Interest costs now second largest federal spending category; payments are financed by taking on more debt.
According to the report, the federal government spent $682 billion in “net interest” payments so far this fiscal year (which ends Sept. 30). That’s more than all the money spent on “health” ($670 billion), national defense ($644 billion), and income security — which includes payments to the poor ($508 billion).
Another way to think about it: the federal government is currently sending 34 percent more money to the bondholders of federal debt than it is to the nation’s poor.
The only thing that beats net interest costs is Social Security, which has doled out $1.1 trillion to date.
This is a sharp departure from even the recent past. Last June, interest on the debt was the sixth largest outlay. At the start of this year, it was the fourth biggest spending program. By May it had crept up to third.
The reason for the explosion in interest costs: the combination of a massive increase in the federal debt combined with high interest rates that Biden’s spending spree produced.
And here’s the kicker: All of those interest payments are being deficit-financed. We are borrowing money to pay interest on existing debt.
According to Treasury, the federal deficit is just shy of $1.3 trillion this fiscal year.
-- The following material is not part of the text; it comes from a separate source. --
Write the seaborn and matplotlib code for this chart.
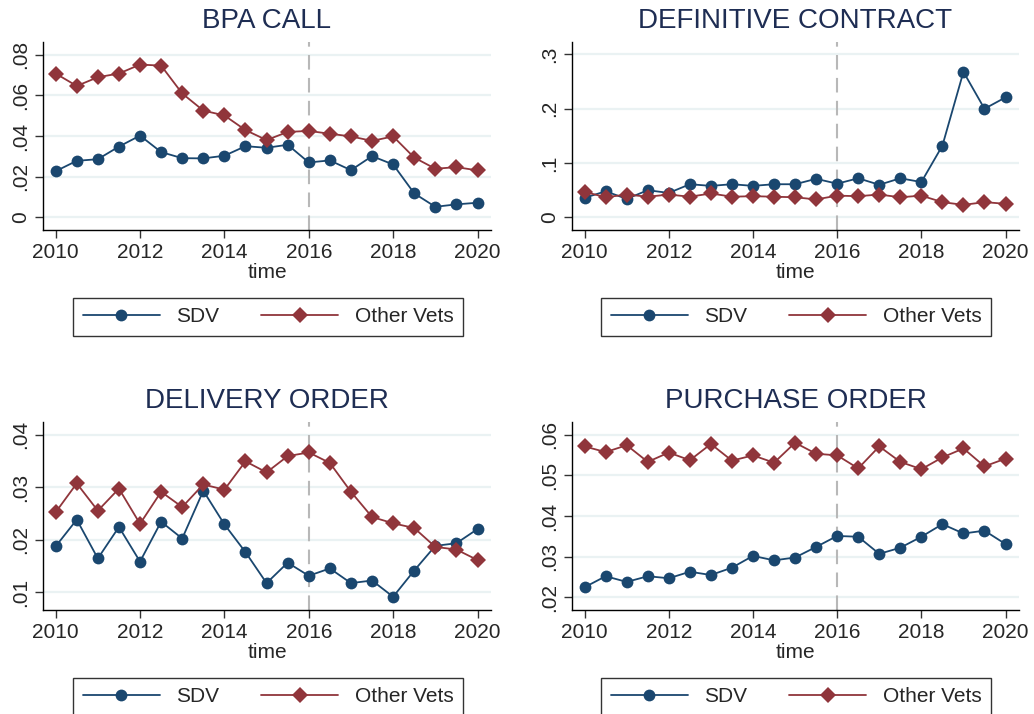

Treasury expects the deficit to reach $1.9 trillion by the time the fiscal year is over, which is up from $1.7 trillion last year and $1.4 trillion the year before that.
It doesn’t take a financial genius to see where this leads.
This, as much as anything else, is Biden’s real legacy.
It was Biden who, while selling his massive $2 trillion “rescue plan,” said on Feb. 5, 2021, that “The way I see it, the biggest risk is not going too big. It’s if we go too small.”
Biden could not have been more wrong, and we are all paying the price.